I grew up in rural, poor, Appalachian VA and was from very poor background. Lot of family that have gotten into legal trouble (going back to the early 1900s), I realized around 7th grade that for whatever reason I was very good at retaining and understanding information, and putting it back out specifically in the form of exams. I realized I didn’t have to try that hard to get a good GPA, I had read a book around that time that mentioned that the Federal service academies actually let you attend for no charge. I also read that they tend to primarily be selective based on your grades and exam scores, and that the step where you have to apply with a local congressman for an admissions endorsement is generally operated based on GPA and academic achievements as well. Starting in my freshman year of High School which is when all that started to “count”, I made sure to basically get As in every class and to take as many of the harder classes as were offered, extra levels of Chemistry / Physics / Math that weren’t required for HS graduation. When it came time to try to get appointed my research suggested that the U.S. Military Academy at West Point (Army) was actually generally easier to get into than the Air Force and Naval Academies. I saw it as a free education and I “didn’t mind” the idea of what I felt would be a short service commitment at the end of it.

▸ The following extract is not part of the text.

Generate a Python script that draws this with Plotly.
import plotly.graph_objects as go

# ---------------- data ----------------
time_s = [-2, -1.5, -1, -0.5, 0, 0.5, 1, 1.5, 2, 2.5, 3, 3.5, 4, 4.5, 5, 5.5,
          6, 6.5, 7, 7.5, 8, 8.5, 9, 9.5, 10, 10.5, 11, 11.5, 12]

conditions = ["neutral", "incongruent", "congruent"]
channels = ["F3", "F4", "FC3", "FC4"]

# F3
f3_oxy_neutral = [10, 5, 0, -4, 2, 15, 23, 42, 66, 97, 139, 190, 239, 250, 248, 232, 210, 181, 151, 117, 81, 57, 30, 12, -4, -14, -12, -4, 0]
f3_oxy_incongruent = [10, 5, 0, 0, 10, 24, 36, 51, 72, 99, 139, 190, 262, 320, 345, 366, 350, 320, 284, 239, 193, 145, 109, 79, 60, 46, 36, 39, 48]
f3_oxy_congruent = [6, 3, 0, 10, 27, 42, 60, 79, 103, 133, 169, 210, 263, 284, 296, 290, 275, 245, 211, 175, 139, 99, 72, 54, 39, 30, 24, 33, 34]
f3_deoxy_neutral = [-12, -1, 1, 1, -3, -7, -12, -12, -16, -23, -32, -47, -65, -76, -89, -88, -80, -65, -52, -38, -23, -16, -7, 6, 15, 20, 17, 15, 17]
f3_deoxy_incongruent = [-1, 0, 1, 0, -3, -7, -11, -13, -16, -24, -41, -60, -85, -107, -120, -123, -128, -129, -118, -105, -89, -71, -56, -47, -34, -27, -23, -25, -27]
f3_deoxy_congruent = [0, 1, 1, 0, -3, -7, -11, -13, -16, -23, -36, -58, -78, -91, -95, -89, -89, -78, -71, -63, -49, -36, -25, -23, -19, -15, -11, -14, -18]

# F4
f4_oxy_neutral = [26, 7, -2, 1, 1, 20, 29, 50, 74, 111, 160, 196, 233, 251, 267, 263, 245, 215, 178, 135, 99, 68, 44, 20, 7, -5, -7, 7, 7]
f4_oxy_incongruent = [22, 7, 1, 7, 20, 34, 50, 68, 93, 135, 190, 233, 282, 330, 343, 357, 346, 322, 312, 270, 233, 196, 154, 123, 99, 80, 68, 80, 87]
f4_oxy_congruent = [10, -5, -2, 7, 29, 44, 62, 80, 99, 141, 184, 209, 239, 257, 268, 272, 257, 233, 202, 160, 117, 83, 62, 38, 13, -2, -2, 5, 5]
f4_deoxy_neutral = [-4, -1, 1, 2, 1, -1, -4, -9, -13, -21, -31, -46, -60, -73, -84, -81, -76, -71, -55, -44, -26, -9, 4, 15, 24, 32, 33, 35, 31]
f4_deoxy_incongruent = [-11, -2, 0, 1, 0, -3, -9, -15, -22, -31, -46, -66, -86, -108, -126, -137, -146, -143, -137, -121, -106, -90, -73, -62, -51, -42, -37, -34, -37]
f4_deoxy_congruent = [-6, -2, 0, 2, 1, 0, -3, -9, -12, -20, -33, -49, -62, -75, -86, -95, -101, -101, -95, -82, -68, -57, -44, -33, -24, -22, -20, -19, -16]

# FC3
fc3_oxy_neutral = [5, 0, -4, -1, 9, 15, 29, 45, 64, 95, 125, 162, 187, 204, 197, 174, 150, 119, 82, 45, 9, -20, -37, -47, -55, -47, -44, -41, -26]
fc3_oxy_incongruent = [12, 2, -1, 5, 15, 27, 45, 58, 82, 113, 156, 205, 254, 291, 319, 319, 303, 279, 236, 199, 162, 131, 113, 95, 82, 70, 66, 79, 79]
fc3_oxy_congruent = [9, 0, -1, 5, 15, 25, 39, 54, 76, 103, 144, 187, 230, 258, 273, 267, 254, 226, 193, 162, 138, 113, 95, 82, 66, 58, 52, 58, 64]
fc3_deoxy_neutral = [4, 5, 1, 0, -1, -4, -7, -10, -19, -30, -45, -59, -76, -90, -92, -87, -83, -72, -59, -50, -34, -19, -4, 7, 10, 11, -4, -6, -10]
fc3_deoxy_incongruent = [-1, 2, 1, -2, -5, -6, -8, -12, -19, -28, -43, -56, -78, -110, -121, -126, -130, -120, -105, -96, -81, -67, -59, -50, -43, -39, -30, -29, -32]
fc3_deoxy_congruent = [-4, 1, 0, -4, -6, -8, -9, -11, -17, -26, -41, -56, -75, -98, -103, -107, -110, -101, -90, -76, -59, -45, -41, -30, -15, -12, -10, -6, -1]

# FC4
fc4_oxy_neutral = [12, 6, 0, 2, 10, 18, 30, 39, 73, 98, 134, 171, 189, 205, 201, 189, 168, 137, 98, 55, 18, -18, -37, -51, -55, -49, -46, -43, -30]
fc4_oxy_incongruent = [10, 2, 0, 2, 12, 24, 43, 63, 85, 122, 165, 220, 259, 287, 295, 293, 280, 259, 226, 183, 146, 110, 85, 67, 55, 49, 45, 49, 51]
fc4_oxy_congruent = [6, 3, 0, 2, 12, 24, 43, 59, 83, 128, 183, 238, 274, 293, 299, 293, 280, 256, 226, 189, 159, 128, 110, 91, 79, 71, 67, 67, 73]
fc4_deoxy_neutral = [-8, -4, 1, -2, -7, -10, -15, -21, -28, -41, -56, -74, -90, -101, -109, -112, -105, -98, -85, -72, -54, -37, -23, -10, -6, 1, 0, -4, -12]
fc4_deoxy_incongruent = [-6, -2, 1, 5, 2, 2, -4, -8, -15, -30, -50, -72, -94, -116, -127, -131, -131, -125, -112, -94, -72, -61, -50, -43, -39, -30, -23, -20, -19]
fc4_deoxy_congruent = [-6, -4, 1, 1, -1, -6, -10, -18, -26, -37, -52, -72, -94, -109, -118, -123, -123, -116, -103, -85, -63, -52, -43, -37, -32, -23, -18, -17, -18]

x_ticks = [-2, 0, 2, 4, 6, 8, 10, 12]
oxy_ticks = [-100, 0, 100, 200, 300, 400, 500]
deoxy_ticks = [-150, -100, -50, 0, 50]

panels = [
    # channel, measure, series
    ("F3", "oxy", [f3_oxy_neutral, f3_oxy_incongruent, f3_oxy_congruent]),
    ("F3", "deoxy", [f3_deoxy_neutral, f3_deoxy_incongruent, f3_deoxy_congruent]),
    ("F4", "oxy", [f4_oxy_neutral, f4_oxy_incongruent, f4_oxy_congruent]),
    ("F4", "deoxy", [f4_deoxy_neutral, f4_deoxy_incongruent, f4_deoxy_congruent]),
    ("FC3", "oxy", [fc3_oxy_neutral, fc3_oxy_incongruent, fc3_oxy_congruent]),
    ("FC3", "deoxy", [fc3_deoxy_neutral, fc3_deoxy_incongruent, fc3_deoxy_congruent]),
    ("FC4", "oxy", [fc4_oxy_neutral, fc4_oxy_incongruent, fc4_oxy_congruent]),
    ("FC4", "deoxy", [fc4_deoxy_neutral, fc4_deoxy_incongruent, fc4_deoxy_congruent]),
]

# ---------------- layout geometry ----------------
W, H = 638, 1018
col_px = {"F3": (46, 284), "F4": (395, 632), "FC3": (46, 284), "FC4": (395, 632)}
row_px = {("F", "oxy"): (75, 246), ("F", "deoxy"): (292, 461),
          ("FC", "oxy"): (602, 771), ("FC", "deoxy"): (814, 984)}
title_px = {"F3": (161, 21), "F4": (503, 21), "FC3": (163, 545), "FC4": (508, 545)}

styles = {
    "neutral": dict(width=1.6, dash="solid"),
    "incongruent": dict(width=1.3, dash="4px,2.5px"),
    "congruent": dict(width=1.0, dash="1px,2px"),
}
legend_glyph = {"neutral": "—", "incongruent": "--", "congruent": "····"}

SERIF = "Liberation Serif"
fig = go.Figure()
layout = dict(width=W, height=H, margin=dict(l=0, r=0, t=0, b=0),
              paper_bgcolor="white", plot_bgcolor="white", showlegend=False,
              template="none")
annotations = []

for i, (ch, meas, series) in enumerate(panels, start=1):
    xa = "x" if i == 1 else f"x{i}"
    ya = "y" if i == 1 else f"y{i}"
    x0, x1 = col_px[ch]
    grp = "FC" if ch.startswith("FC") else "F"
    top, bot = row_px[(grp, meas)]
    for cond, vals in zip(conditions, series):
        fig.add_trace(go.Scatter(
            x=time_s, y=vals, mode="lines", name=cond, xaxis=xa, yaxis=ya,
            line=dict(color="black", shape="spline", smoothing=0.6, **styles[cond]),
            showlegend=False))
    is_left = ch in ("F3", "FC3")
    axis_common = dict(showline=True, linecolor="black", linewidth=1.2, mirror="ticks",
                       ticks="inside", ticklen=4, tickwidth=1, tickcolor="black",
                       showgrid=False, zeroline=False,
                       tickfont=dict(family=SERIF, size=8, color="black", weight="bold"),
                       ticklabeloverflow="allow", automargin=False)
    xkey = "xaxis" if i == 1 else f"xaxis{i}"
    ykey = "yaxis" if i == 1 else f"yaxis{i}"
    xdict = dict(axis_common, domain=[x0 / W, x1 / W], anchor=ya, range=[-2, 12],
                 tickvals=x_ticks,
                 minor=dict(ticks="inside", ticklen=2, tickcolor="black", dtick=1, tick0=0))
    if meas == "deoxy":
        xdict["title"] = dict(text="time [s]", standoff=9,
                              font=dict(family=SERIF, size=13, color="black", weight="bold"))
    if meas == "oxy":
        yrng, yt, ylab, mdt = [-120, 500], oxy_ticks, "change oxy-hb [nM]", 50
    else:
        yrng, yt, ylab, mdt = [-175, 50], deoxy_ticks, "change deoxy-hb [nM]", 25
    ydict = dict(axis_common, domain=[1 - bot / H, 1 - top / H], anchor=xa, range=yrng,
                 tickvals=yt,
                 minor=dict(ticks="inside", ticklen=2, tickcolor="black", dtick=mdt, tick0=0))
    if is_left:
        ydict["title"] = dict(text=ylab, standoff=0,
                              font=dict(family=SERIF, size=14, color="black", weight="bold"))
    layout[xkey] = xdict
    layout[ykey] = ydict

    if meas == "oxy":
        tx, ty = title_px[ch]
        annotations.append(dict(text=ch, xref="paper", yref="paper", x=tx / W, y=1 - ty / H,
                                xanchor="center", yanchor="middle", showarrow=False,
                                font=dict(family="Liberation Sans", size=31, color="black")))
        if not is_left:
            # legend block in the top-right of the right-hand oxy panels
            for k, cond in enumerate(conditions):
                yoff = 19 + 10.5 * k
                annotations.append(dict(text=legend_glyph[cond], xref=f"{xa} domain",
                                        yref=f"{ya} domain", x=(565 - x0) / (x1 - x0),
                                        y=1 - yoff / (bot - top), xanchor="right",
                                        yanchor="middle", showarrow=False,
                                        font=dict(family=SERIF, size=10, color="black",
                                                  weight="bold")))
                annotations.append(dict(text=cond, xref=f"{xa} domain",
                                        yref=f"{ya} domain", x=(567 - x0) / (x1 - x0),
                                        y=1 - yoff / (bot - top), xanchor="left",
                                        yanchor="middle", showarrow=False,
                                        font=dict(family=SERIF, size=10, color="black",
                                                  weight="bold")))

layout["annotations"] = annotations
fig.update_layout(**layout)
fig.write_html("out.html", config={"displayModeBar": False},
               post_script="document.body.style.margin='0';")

Now, the fact that once I got in, I didn’t get out for almost 30 years means 17 year old me wasn’t quite accurate about my future, but that’s not what changed my life about going to the academy. What changed my life was plebe year. I was a tough Appalachian kid, had played football, wrestled, been in plenty of fights. I thought pretty highly of my toughness. Plebe year taught me that while I was big and could throw a fist, I was not mentally tough. In many ways I was mentally weak. I had an Appalachian accent and came from a “bad” upbringing, I was an outsider to many in my own class, and the whole system is kind of built to just shit all over you when you’re a plebe. I literally had days where I’d cry in my bed like a bitch. I wrote a few letters home saying I was probably going to drop out. But for whatever reason something inside me decided I didn’t want to be a quitter, and the lesson I learned was that if you stick with something and really push yourself you can get past things that feel way too hard at the time. I think that really changed me as a human being, it gave me reserves of mental toughness that frankly, I often see other people don’t have. I wasn’t born with it, and I certainly didn’t have it at age 18, it was something I acquired through a harsh and unforgiving system, and I think it set the tone of my entire life. FWIW I don’t hold up plebe year as being anything like what a lot of real bad asses in the military go through (like the Special Forces guys who go through hardcore training, or combat veterans who have gone through actual combat etc), but for an 18 year old kid from rural VA who had never been around anywhere, getting through that first year on the Hudson River in New York was a life changing experience.
I graduated from the academy in the early 70s, from everything I’ve heard they actually have toned down plebe year a lot, which I think probably is the right call in some ways. Some of the psychological bullying and stuff I think pushed some otherwise good people out of the service.